Search the material for the word "this" and report each line where it turns up.

= SOURCE RECORDS =
"""
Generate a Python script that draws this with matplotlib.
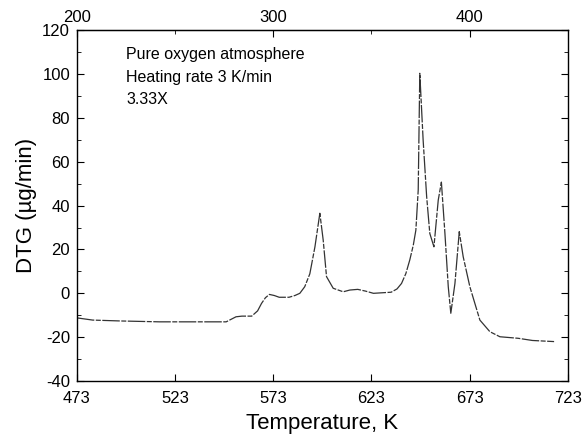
import matplotlib
matplotlib.use("Agg")
import matplotlib.pyplot as plt
from matplotlib.ticker import MultipleLocator, FixedLocator

plt.rcParams["font.family"] = ["Liberation Sans", "DejaVu Sans"]
plt.rcParams["axes.unicode_minus"] = False

# DTG curve (temperature in K, DTG in ug/min)
temp_k = [473, 481, 495, 515, 530, 541, 549, 554, 557, 562, 565, 567, 569, 571,
          573.5, 576, 581, 584, 586.5, 589, 591.6, 594.2, 596.7, 598.4, 600.1,
          603.5, 608.6, 612, 616, 620, 624, 633, 636, 638.3, 640.5, 642.5, 644.3,
          645.6, 646.8, 647.6, 649.3, 651.1, 652.7, 654.8, 657, 658.6, 660.4,
          662.1, 663.4, 665.5, 667.7, 669.7, 673.1, 678.2, 683.3, 688.4, 697.7,
          705, 716]
dtg = [-11.2, -12.2, -12.6, -13, -13, -13, -13, -10.7, -10.4, -10.4, -8, -4.6, -2, -0.5,
       -1, -1.8, -1.8, -1, 0, 3, 8.9, 21.2, 36.5, 24.3, 7.6,
       2.3, 0.7, 1.5, 1.8, 1, 0, 0.5, 2, 4.5, 9, 15.2, 22,
       28.8, 47.1, 100.3, 69.9, 44, 27.3, 21.2, 42.5, 50.7, 27.3,
       3, -9.1, 4.5, 28.1, 16.7, 3, -12.2, -17.5, -19.8, -20.5,
       -21.5, -22]

x_ticks = [473, 523, 573, 623, 673, 723]
top_labels = [200, 300, 400]
notes = ["Pure oxygen atmosphere", "Heating rate 3 K/min", "3.33X"]

fig = plt.figure(figsize=(5.83, 4.36), dpi=100)
ax = fig.add_axes([0.132, 0.126, 0.842, 0.805])

ax.plot(temp_k, dtg, color="#333333", lw=0.9, dashes=(14, 1.2, 4, 1.2))

ax.set_xlim(473, 723)
ax.set_ylim(-40, 120)
ax.set_xticks(x_ticks)
ax.yaxis.set_major_locator(MultipleLocator(20))
ax.yaxis.set_minor_locator(MultipleLocator(10))
ax.tick_params(which="both", direction="in", right=True, labelsize=12)
ax.tick_params(which="major", length=5)
ax.tick_params(which="minor", length=3)
ax.tick_params(axis="x", pad=7)
ax.tick_params(axis="y", pad=5)
ax.set_xlabel("Temperature, K", fontsize=16, labelpad=5)
ax.set_ylabel("DTG (µg/min)", fontsize=16)

# top axis in degrees Celsius
top = ax.secondary_xaxis("top", functions=(lambda t: t - 273, lambda c: c + 273))
top.xaxis.set_major_locator(FixedLocator(top_labels))
top.xaxis.set_minor_locator(FixedLocator([250, 350]))
top.tick_params(which="both", direction="in", labelsize=12)
top.tick_params(which="major", length=5)
top.tick_params(which="minor", length=3)

for i, s in enumerate(notes):
    ax.text(0.1, 0.93 - i * 0.064, s, transform=ax.transAxes, fontsize=11.5,
            va="center", ha="left")

for sp in ax.spines.values():
    sp.set_linewidth(1.0)

fig.savefig("out.png", dpi=100)
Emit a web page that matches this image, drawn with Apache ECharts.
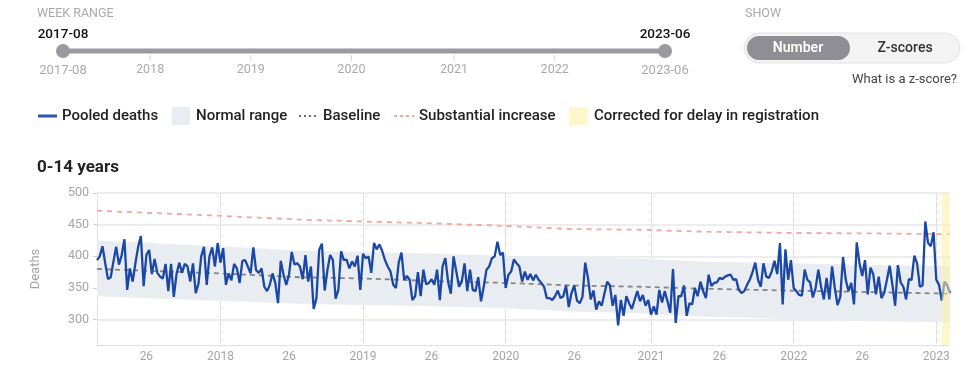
<!DOCTYPE html>
<html>
<head>
<meta charset="utf-8">
<script src="https://cdn.jsdelivr.net/npm/echarts@6/dist/echarts.min.js"></script>
<style>
html,body{margin:0;padding:0;background:#fff;}
#chart{width:968px;height:380px;}
</style>
</head>
<body>
<div id="chart"></div>
<script>
// ---------- DATA ----------
// ISO weeks shown: 2017-W08 .. 2023-W06
const startYear = 2017, startWeek = 8, endYear = 2023, endWeek = 6;
const isoWeeksInYear = {2017: 52, 2018: 52, 2019: 52, 2020: 53, 2021: 52, 2022: 52, 2023: 52};

// Pooled deaths, one value per week (312 weeks)
const pooledDeaths = [
  // 2017-W08 .. 2017-W52
  394, 400, 416, 389, 364, 367, 392, 415, 387, 402,
  427, 347, 381, 360, 389, 415, 432, 353, 402, 410,
  372, 396, 374, 368, 365, 388, 345, 388, 336, 372,
  390, 374, 388, 384, 360, 389, 342, 357, 400, 415,
  355, 400, 414, 384, 421,
  // 2018
  390, 413, 355, 373, 362, 388, 381, 358, 393, 394,
  384, 373, 414, 378, 374, 381, 352, 345, 355, 373,
  358, 326, 393, 371, 355, 371, 407, 387, 389, 384,
  364, 402, 360, 384, 317, 334, 410, 420, 346, 378,
  402, 394, 333, 347, 408, 394, 395, 381, 392, 384,
  401, 347,
  // 2019
  404, 397, 400, 374, 421, 411, 419, 408, 394, 384,
  376, 355, 350, 390, 406, 363, 369, 363, 331, 337,
  375, 337, 379, 356, 358, 364, 355, 379, 331, 384,
  397, 360, 341, 400, 376, 352, 360, 389, 345, 379,
  347, 345, 367, 329, 352, 379, 384, 397, 400, 423,
  402, 406,
  // 2020 (53 weeks)
  350, 371, 376, 395, 389, 384, 360, 376, 363, 372,
  362, 371, 363, 358, 352, 334, 334, 331, 337, 346,
  334, 337, 354, 320, 342, 354, 330, 326, 336, 390,
  366, 332, 346, 316, 329, 322, 341, 360, 354, 322,
  339, 291, 331, 306, 337, 326, 317, 331, 345, 329,
  339, 322, 331,
  // 2021
  308, 321, 308, 347, 327, 345, 329, 311, 380, 295,
  337, 337, 354, 306, 326, 324, 350, 337, 360, 345,
  334, 371, 353, 358, 359, 366, 364, 368, 370, 371,
  363, 364, 347, 342, 345, 355, 363, 375, 390, 363,
  352, 389, 368, 366, 376, 393, 372, 421, 324, 411,
  363, 394,
  // 2022 + 2023-W01..W06
  350, 345, 339, 338, 379, 363, 359, 335, 350, 379,
  352, 332, 366, 332, 384, 350, 323, 336, 399, 363,
  345, 358, 324, 422, 389, 369, 394, 340, 382, 372,
  340, 368, 334, 342, 363, 385, 355, 322, 386, 359,
  352, 332, 364, 363, 401, 389, 352, 354, 455, 421,
  416, 438, 363, 355, 330, 360, 354, 342
];

// Baseline / normal range / substantial increase, read at these weeks
const rangeWeeks = ['2017-W08', '2018-W01', '2018-W30', '2019-W01', '2019-W27', '2020-W01',
                    '2020-W26', '2020-W50', '2021-W19', '2021-W51', '2022-W35', '2023-W06'];
const baseline            = [380, 373, 367, 365, 361, 358, 354, 352, 349, 346, 343, 341];
const rangeUpper          = [425, 416, 409, 407, 404, 401, 398, 396, 392, 389, 386, 385];
const rangeLower          = [337, 330, 325, 323, 321, 318, 313, 310, 305, 301, 297, 296];
const substantialIncrease = [472, 464, 458, 455, 452, 448, 443, 442, 439, 437, 436, 435];

const correctedFrom = '2023-W03';
const correctedTo = '2023-W06';

const yTicks = [300, 350, 400, 450, 500];
const sliderYears = ['2018', '2019', '2020', '2021', '2022'];
const sliderStart = '2017-08', sliderEnd = '2023-06';

// ---------- BUILD ----------
const weeks = [];
for (let y = startYear; y <= endYear; y++) {
  const from = y === startYear ? startWeek : 1;
  const to = y === endYear ? endWeek : isoWeeksInYear[y];
  for (let w = from; w <= to; w++) weeks.push(y + '-W' + String(w).padStart(2, '0'));
}
const pairs = arr => rangeWeeks.map((w, i) => [w, arr[i]]);

const FONT = 'Roboto, "Noto Sans", sans-serif';
const graphics = [];
function txt(x, y, text, font, fill, align) {
  graphics.push({type: 'text', x: x, y: y, silent: true,
    style: {text: text, font: font, fill: fill, textAlign: align || 'left', textVerticalAlign: 'middle'}});
}
// Week range widget
txt(37, 14, 'WEEK RANGE', '400 12.5px ' + FONT, '#a9a9ad');
const sx0 = 63, sx1 = 665;
graphics.push({type: 'line', silent: true, shape: {x1: sx0, y1: 51, x2: sx1, y2: 51},
  style: {stroke: '#9a9a9f', lineWidth: 5, lineCap: 'round'}});
sliderYears.forEach(yr => {
  const idx = weeks.indexOf(yr + '-W01');
  const x = sx0 + idx / (weeks.length - 1) * (sx1 - sx0);
  graphics.push({type: 'line', silent: true, shape: {x1: x, y1: 55, x2: x, y2: 61},
    style: {stroke: '#d6d6d9', lineWidth: 1}});
  txt(x, 70, yr, '400 12.5px ' + FONT, '#aaaaae', 'center');
});
graphics.push({type: 'circle', silent: true, shape: {cx: sx0, cy: 51, r: 7}, style: {fill: '#9a9a9f'}});
graphics.push({type: 'circle', silent: true, shape: {cx: sx1, cy: 51, r: 7}, style: {fill: '#9a9a9f'}});
txt(sx0, 35, sliderStart, '500 13.5px ' + FONT, '#111', 'center');
txt(sx1, 35, sliderEnd, '500 13.5px ' + FONT, '#111', 'center');
txt(sx0, 71, sliderStart, '400 13px ' + FONT, '#aaaaae', 'center');
txt(sx1, 71, sliderEnd, '400 13px ' + FONT, '#aaaaae', 'center');

// Show toggle
txt(745, 14, 'SHOW', '400 12.5px ' + FONT, '#a9a9ad');
graphics.push({type: 'rect', silent: true, shape: {x: 744, y: 33, width: 216, height: 30, r: 15},
  style: {fill: '#f3f3f4', stroke: '#e2e2e4', lineWidth: 1}});
graphics.push({type: 'rect', silent: true, shape: {x: 747, y: 36, width: 103, height: 24, r: 12},
  style: {fill: '#8e8e93'}});
txt(798, 48.5, 'Number', '600 14px ' + FONT, '#ffffff', 'center');
txt(905, 48.5, 'Z-scores', '500 14px ' + FONT, '#333', 'center');
txt(957, 80, 'What is a z-score?', '400 13px ' + FONT, '#444', 'right');

// Legend
const LF = '500 15px ' + FONT;
graphics.push({type: 'line', silent: true, shape: {x1: 38, y1: 116, x2: 57, y2: 116},
  style: {stroke: '#2a55b3', lineWidth: 3}});
txt(62, 116, 'Pooled deaths', LF, '#222');
graphics.push({type: 'rect', silent: true, shape: {x: 172, y: 107, width: 18, height: 18},
  style: {fill: '#e9edf1'}});
txt(196, 116, 'Normal range', LF, '#222');
graphics.push({type: 'line', silent: true, shape: {x1: 299, y1: 116, x2: 318, y2: 116},
  style: {stroke: '#6d6d6d', lineWidth: 2, lineDash: [2, 3]}});
txt(323, 116, 'Baseline', LF, '#222');
graphics.push({type: 'line', silent: true, shape: {x1: 394, y1: 116, x2: 414, y2: 116},
  style: {stroke: '#f5a59d', lineWidth: 2, lineDash: [3, 3]}});
txt(419, 116, 'Substantial increase', LF, '#222');
graphics.push({type: 'rect', silent: true, shape: {x: 569, y: 107, width: 19, height: 18},
  style: {fill: '#fff7cc'}});
txt(594, 116, 'Corrected for delay in registration', LF, '#222');

// Panel title
txt(37, 168, '0-14 years', '700 17px ' + FONT, '#222');

const chart = echarts.init(document.getElementById('chart'), null, {renderer: 'canvas'});
chart.setOption({
  animation: false,
  textStyle: {fontFamily: FONT},
  graphic: graphics,
  grid: {left: 97, right: 18, top: 193, bottom: 35, containLabel: false, outerBoundsMode: 'none'},
  xAxis: {
    type: 'category', data: weeks, boundaryGap: false,
    axisLine: {show: true, lineStyle: {color: '#d9d9d9', type: 'dotted', width: 1}},
    axisTick: {show: false},
    axisLabel: {
      interval: (i, v) => v.endsWith('-W01') || v.endsWith('-W26'),
      formatter: v => v.endsWith('-W01') ? v.slice(0, 4) : v.slice(6),
      color: '#a5a5a9', fontSize: 12, margin: 6
    },
    splitLine: {show: true, interval: (i, v) => v.endsWith('-W01'),
      lineStyle: {color: '#cdcdd0', type: 'dotted', width: 1}}
  },
  yAxis: {
    type: 'value', min: 260, max: 500,
    name: 'Deaths', nameLocation: 'middle', nameGap: 55,
    nameTextStyle: {color: '#a5a5a9', fontSize: 13},
    axisLine: {show: true, lineStyle: {color: '#dcdcdc', type: 'dotted'}},
    axisTick: {show: true, length: 4, customValues: yTicks, lineStyle: {color: '#cfcfcf'}},
    axisLabel: {customValues: yTicks, color: '#a5a5a9', fontSize: 12.5, margin: 8},
    splitLine: {show: true, lineStyle: {color: '#e7e7e9', width: 1.5}}
  },
  series: [
    {type: 'line', name: 'lower', data: pairs(rangeLower), stack: 'band', symbol: 'none',
      lineStyle: {opacity: 0}, silent: true, z: 1},
    {type: 'line', name: 'Normal range', data: rangeWeeks.map((w, i) => [w, rangeUpper[i] - rangeLower[i]]),
      stack: 'band', symbol: 'none', lineStyle: {opacity: 0},
      areaStyle: {color: '#e9edf1', opacity: 1}, silent: true, z: 1},
    {type: 'line', name: 'Substantial increase', data: pairs(substantialIncrease), symbol: 'none',
      lineStyle: {color: '#f7a49a', width: 1.8, type: [5, 5]}, silent: true, z: 2},
    {type: 'line', name: 'Baseline', data: pairs(baseline), symbol: 'none',
      lineStyle: {color: '#858585', width: 1.8, type: [5, 4]}, silent: true, z: 2},
    {type: 'line', name: 'Pooled deaths', data: pooledDeaths, symbol: 'none',
      lineStyle: {color: '#1b47a6', width: 2.3}, z: 3,
      markArea: {silent: true, z: 6, itemStyle: {color: 'rgba(255, 238, 165, 0.55)'},
        data: [[{xAxis: correctedFrom}, {xAxis: correctedTo}]]}}
  ]
});
</script>
</body>
</html>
"""
= PROBLEM SOLUTION =
Generate a Python script that draws this with matplotlib.
Emit a web page that matches this image, drawn with Apache ECharts.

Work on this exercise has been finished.